A journey to Mecca, the Hajj, is one of the Five Pillars of Islam, an undertaking that every Muslim should attempt at least once in his or her life. By leaving their homes and possessions and taking to the road to travel to the birthplace of Islam, Muslims are reminded that all humans are equal before God. It's no wonder, then, that the Hajj has been a central theme of Islamic travel-writing since the 7th century, A.D.
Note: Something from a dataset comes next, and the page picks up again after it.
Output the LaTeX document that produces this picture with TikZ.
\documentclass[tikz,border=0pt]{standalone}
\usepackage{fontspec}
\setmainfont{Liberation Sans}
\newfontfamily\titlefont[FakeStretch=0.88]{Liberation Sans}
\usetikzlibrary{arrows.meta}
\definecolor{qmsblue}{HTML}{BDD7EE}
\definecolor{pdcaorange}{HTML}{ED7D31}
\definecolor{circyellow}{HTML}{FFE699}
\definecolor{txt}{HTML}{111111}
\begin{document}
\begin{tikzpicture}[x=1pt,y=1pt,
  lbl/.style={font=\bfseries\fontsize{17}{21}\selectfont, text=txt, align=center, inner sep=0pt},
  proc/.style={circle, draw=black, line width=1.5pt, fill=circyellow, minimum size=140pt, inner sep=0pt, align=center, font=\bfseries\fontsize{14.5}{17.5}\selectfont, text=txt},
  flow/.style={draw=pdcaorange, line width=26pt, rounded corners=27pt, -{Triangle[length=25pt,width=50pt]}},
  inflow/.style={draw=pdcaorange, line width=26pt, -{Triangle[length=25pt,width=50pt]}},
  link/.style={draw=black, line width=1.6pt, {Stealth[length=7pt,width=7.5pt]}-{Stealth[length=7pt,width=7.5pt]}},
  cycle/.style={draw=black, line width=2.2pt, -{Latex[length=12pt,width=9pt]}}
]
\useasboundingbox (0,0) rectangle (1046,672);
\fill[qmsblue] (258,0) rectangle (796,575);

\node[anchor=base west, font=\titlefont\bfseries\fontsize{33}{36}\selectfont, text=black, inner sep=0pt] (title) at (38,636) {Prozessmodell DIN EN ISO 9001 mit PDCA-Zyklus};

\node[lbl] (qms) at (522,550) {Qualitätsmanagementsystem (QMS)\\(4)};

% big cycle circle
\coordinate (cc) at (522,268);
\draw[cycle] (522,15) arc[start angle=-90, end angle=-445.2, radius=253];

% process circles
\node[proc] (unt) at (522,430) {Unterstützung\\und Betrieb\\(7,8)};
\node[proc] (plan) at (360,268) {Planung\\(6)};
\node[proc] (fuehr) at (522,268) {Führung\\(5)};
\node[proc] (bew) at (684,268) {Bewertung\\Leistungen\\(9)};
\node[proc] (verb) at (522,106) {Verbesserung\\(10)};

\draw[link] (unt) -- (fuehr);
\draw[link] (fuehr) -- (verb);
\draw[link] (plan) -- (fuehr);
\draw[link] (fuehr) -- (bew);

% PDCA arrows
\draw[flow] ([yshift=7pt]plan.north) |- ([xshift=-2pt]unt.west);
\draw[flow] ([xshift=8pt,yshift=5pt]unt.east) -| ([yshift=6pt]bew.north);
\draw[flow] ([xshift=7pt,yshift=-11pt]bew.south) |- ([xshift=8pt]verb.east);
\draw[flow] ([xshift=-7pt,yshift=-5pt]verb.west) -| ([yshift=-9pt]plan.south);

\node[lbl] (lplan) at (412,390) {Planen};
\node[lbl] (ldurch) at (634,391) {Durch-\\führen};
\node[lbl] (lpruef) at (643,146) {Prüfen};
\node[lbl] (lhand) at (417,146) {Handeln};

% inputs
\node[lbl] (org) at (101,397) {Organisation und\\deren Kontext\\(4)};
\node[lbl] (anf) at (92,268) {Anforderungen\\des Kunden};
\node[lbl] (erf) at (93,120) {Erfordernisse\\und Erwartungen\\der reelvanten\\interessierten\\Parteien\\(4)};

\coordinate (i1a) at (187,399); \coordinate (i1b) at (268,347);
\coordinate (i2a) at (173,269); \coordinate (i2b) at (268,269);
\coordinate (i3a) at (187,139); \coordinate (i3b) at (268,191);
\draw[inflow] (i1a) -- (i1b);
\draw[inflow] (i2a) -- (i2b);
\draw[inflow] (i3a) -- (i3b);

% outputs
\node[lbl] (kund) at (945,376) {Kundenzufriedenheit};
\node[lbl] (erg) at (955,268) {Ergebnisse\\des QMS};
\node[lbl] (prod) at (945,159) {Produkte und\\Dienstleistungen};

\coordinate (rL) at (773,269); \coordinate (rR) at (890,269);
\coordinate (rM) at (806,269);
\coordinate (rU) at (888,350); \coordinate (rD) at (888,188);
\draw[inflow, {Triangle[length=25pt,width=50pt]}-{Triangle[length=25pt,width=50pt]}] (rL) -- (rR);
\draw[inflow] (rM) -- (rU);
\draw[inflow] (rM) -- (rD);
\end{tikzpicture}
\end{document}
One Thousand Roads to Mecca is a collection of more than 20 accounts of the Hajj spanning ten centuries. The writers collected in this anthology reflect the geographic diversity of Islam. These pilgrims come from all over the world: Morocco, India, Persia, England, Italy, and the United States. They travel by boat and camel, on foot and horseback and, most recently, by airplane; many suffered all the hardships and dangers attached to a long pilgrimage of months or even years through deserts and over mountains, across lands populated by brigands and thieves. But along with the hazards are descriptions of of Cairo and Damascus at the height of their glory during the medieval period and anecdotes and observations that render the cosmopolitan nature of the pilgrims. In addition to the writings of Muslim pilgrims, there are also several accounts by non-Muslim westerners who, by hook or by crook, gained access to the forbidden city of Mecca and then wrote about it. One Thousand Roads to Mecca is both classic travel literature at its best and a wonderful introduction to the tenets and practices of a frequently misunderstood religion.